My opinion is that this is overly ambitious, but if you decide to go through with it, here are two books that will be very useful:
A Garden of Integrals by Frank Burk
Varieties of Integration by C. Ray Rosentrater
One drawback to these two books is that they make no mention of the large number of other integrals that have been studied. Obviously, the authors have to draw a line somewhere in what they discuss, but a short two or three page appendix or afterword mentioning the integrals of Bochner, Burkill, Denjoy, Jeffery, Khintchine, Kolmogorov, Kubota, Perron, Ridder, Saks, Ward (and others I've probably overlooked) would have been a very useful addition. Indeed, both books treat mostly the same integrals, so their union doesn't tell you about the existence of much more than either of them.
As a partial remedy, there is Gordon's book:
The Integrals of Lebesgue, Denjoy, Perron, and Henstock by Russell A. Gordon
For a more thorough remedy, I recommend these two very extensive survey papers:
Peter Bullen, Non-absolute integrals in the twentieth century,
AMS Special Session on Nonabsolute Integration, 23-24 September 2000, 27 pages. (195 references)
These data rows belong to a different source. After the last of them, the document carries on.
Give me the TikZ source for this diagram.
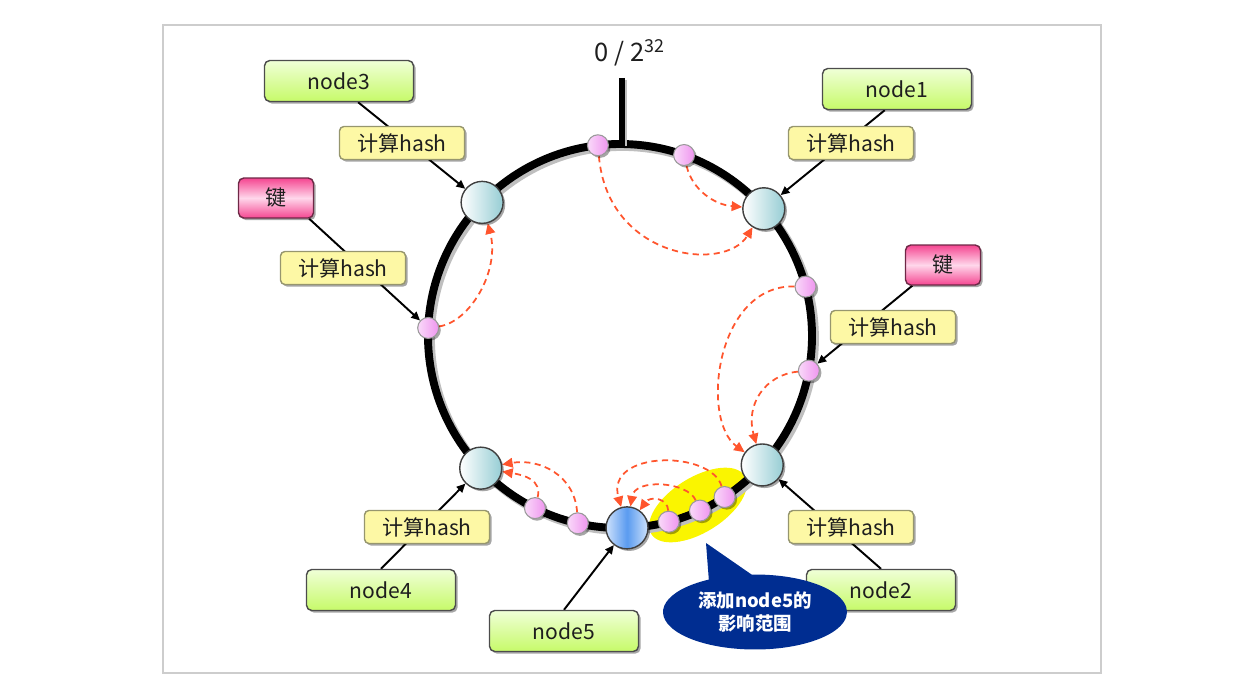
\documentclass[tikz,border=0pt]{standalone}
\usepackage{fontspec}
\setmainfont{Noto Sans CJK SC}
\usetikzlibrary{arrows.meta,positioning,calc,shadows,shapes.callouts}
\definecolor{framegray}{RGB}{205,205,205}
\definecolor{darktext}{RGB}{30,30,30}
\definecolor{dashred}{RGB}{255,85,45}
\definecolor{hashfill}{RGB}{253,248,165}
\definecolor{hashedge}{RGB}{150,150,110}
\definecolor{limetop}{RGB}{240,255,215}
\definecolor{limebot}{RGB}{198,250,105}
\definecolor{keytop}{RGB}{245,70,145}
\definecolor{keymid}{RGB}{255,215,235}
\definecolor{keyedge}{RGB}{110,40,70}
\definecolor{slotteal}{RGB}{150,205,212}
\definecolor{dotpink}{RGB}{236,130,236}
\definecolor{newblue}{RGB}{90,155,240}
\definecolor{calloutblue}{RGB}{0,45,145}
\definecolor{hiyellow}{RGB}{250,245,0}
\pgfdeclarelayer{ringlayer}
\pgfdeclarelayer{linelayer}
\pgfsetlayers{ringlayer,linelayer,main}
\tikzset{
  boxshadow/.style={drop shadow={shadow xshift=1.2pt,shadow yshift=-1.2pt,
    opacity=0.35,fill=black}},
  namebox/.style={rectangle,rounded corners=3pt,draw=black!70,line width=0.8pt,
    top color=limetop,bottom color=limebot,minimum width=2.98cm,
    minimum height=0.82cm,font=\fontsize{12}{14}\selectfont,text=darktext,boxshadow},
  hashbox/.style={rectangle,rounded corners=2.5pt,draw=hashedge,line width=0.8pt,
    fill=hashfill,minimum width=2.5cm,minimum height=0.66cm,
    font=\fontsize{12}{14}\selectfont,text=darktext,boxshadow},
  keybox/.style={rectangle,rounded corners=3pt,draw=keyedge,line width=0.8pt,
    top color=keytop,bottom color=keytop,middle color=keymid,
    minimum width=1.5cm,minimum height=0.8cm,
    font=\fontsize{12}{14}\selectfont,text=darktext,boxshadow},
  slotnode/.style={circle,draw=black!75,line width=0.8pt,inner sep=0pt,
    minimum size=0.84cm,left color=white,right color=slotteal,boxshadow},
  keydot/.style={circle,draw=black!40,line width=0.6pt,inner sep=0pt,
    minimum size=0.42cm,left color=dotpink!30,right color=dotpink!85,boxshadow},
  hashline/.style={-{Triangle[length=5pt,width=4.5pt]},line width=1.1pt,black},
  moveline/.style={-{Triangle[length=6pt,width=5.5pt]},line width=1pt,
    dashred,dash pattern=on 3.5pt off 2.5pt},
  calloutnote/.style={ellipse callout,fill=calloutblue,text=white,
    minimum width=3.68cm,minimum height=1.5cm,inner sep=0pt,
    callout pointer arc=28,align=center,
    font=\fontsize{10.5}{13}\selectfont\bfseries},
}

\begin{document}
\begin{tikzpicture}[x=0.02cm,y=-0.02cm]
\useasboundingbox (0,0) rectangle (1243,699);
\draw[framegray,line width=0.6pt] (163,25) rectangle (1101,673);
\coordinate (ctr) at (620,336);

% ring, highlight and zero mark
\begin{pgfonlayer}{ringlayer}
\fill[hiyellow,rotate around={32:(698,505)}] (698,505)
  ellipse [x radius=1.1cm,y radius=0.55cm];
\draw[line width=5pt,black!25] ([shift={(2.5,2.5)}]ctr) circle[radius=192];
\draw[line width=4.5pt,black] (ctr) circle[radius=192];
\draw[line width=3.2pt,black!25] (624.5,80) -- (624.5,146);
\draw[line width=3pt,black] (622,78) -- (622,146);
\end{pgfonlayer}
\node[font=\fontsize{14.5}{16}\selectfont,text=darktext] (zero) at (630,53)
  {0 / 2\textsuperscript{32}};

% servers on the ring
\node[slotnode] (c1) at ($(ctr)+(-41.5:192)$) {};
\node[slotnode] (c2) at ($(ctr)+(42.2:192)$) {};
\node[slotnode] (c3) at ($(ctr)+(-135.9:192)$) {};
\node[slotnode] (c4) at ($(ctr)+(136.5:192)$) {};
\node[slotnode,left color=newblue!30,right color=newblue!30,middle color=newblue]
  (c5) at ($(ctr)+(87.9:192)$) {};

% keys on the ring
\foreach \a/\n in {-96.6/p1,-70.5/p2,-14.9/p3,10.4/p4,182.4/p5,
                   116.3/p6,102.7/p7,75.3/p8,65.4/p9,57/p10}
  \node[keydot] (\n) at ($(ctr)+(\a:192)$) {};

% labels
\node[namebox] (n3) at (339,81) {node3};
\node[hashbox] (h3) at (402,143) {计算hash};
\node[keybox]  (kL) at (276,198) {键};
\node[hashbox] (hL) at (343,268) {计算hash};
\node[namebox] (n1) at (897,89) {node1};
\node[hashbox] (h1) at (851,143) {计算hash};
\node[keybox]  (kR) at (943,265) {键};
\node[hashbox] (hR) at (893,327) {计算hash};
\node[hashbox] (h4) at (427,527) {计算hash};
\node[namebox] (n4) at (381,590) {node4};
\node[namebox] (n5) at (564,631) {node5};
\node[hashbox] (h2) at (851,527) {计算hash};
\node[namebox] (n2) at (881,590) {node2};

\begin{pgfonlayer}{linelayer}
\draw[hashline] (n3.-48) -- (c3);
\draw[hashline] (kL.-32) -- (p5);
\draw[hashline] (n1.-120) -- (c1);
\draw[hashline] (kR.-146) -- (p4);
\draw[hashline] (n4.north) -- (c4);
\draw[hashline] (n5.north) -- (c5);
\draw[hashline] (n2.north) -- (c2);
% keys move to the next server clockwise
\draw[moveline] (p1) .. controls +(10,114) and +(-39,64) .. (c1);
\draw[moveline] (p2) .. controls +(8,35) and +(-49,-4) .. (c1);
\draw[moveline] (p5) .. controls +(42,-6) and +(18,68) .. (c3);
\draw[moveline] (p3) .. controls +(-90,-2) and +(-62,-45) .. (c2);
\draw[moveline] (p4) .. controls +(-44,4) and +(-17,-60) .. (c2);
\draw[moveline] (p6) .. controls +(7,-28) and +(44,7) .. (c4);
\draw[moveline] (p7) .. controls +(-3,-48) and +(59,-10) .. (c4);
\draw[moveline] (p10) .. controls +(-13,-47) and +(-22,-78) .. (c5);
\draw[moveline] (p9) .. controls +(-12,-29) and +(8,-50) .. (c5);
\draw[moveline] (p8) .. controls +(-1,-24) and +(23,-32) .. (c5);
\end{pgfonlayer}

\node[calloutnote,callout absolute pointer={(706,543)}] (note) at (755,612)
  {添加node5的\\影响范围};
\end{tikzpicture}
\end{document}
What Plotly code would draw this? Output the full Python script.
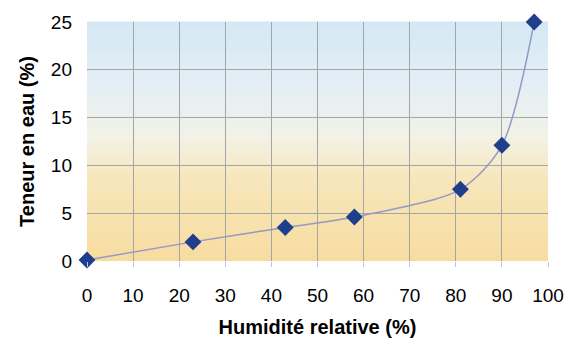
import plotly.graph_objects as go

humidite = [0, 23, 43, 58, 81, 90, 97]
teneur = [0.1, 2.0, 3.5, 4.6, 7.5, 12.1, 25.0]
x_ticks = list(range(0, 101, 10))
y_ticks = list(range(0, 26, 5))

fig = go.Figure()

# vertical gradient background (blue top -> pale middle -> yellow bottom)
def lerp(c1, c2, t):
    return tuple(round(a + (b - a) * t) for a, b in zip(c1, c2))

stops = [(0.0, (247, 220, 160)), (0.35, (247, 231, 188)), (0.52, (242, 242, 230)),
         (0.75, (226, 238, 245)), (1.0, (212, 232, 244))]
n = 80
shapes = []
for i in range(n):
    t0 = i / n
    t1 = (i + 1) / n
    tm = (t0 + t1) / 2
    for j in range(len(stops) - 1):
        if stops[j][0] <= tm <= stops[j + 1][0]:
            u = (tm - stops[j][0]) / (stops[j + 1][0] - stops[j][0])
            c = lerp(stops[j][1], stops[j + 1][1], u)
            break
    shapes.append(dict(type="rect", xref="x domain", yref="y domain",
                       x0=0, x1=1, y0=t0, y1=t1 + 0.002, layer="below",
                       line=dict(width=0), fillcolor="rgb(%d,%d,%d)" % c))

fig.add_trace(go.Scatter(
    x=humidite, y=teneur, mode="lines+markers",
    line=dict(shape="spline", smoothing=0.8, color="#9698c8", width=1.5),
    marker=dict(symbol="diamond", size=13, color="#1f3e8c"),
    showlegend=False, cliponaxis=False,
))

font = "Liberation Sans, Arial, sans-serif"
fig.update_layout(
    width=580, height=347,
    margin=dict(l=87, r=32, t=21, b=83),
    paper_bgcolor="white",
    plot_bgcolor="rgba(0,0,0,0)",
    shapes=shapes,
    font=dict(family=font, size=19, color="black"),
    xaxis=dict(
        range=[0, 100], tickvals=x_ticks, ticktext=[str(v) for v in x_ticks],
        showgrid=True, gridcolor="#a3a6a8", gridwidth=1,
        zeroline=False, showline=False, ticks="outside", ticklen=5,
        tickcolor="#b8c8d8", ticklabelstandoff=12,
        title=dict(text="<b>Humidité relative (%)</b>", font=dict(size=20), standoff=15),
    ),
    yaxis=dict(
        range=[0, 25], tickvals=y_ticks, ticktext=[str(v) for v in y_ticks],
        showgrid=True, gridcolor="#a3a6a8", gridwidth=1,
        zeroline=False, showline=False, ticks="", ticklabelstandoff=14,
        title=dict(text="<b>Teneur en eau (%)</b>", font=dict(size=20), standoff=10),
    ),
)

fig.write_html("out.html")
Ralph Henstock, A short history of integration theory, Southeast Asian Bulletin of Mathematics 12 #2 (1988), 75-95. (262 references)
However, rather than attempt a survey of integration methods, I recommend focusing on a specific integration topic, such as is discussed in my 7 November 2007 sci.math post
and in the math overflow question Cauchy's left endpoint integral (1823).
Another topic is the investigation of what can be the set of all possible Riemann sums for a certain function or for functions having certain specified properties. I know of quite a few papers on this topic, but they're at home now and I don't remember enough about their titles or authors to list any of them now. (One of the authors might be I. J. Maddox.)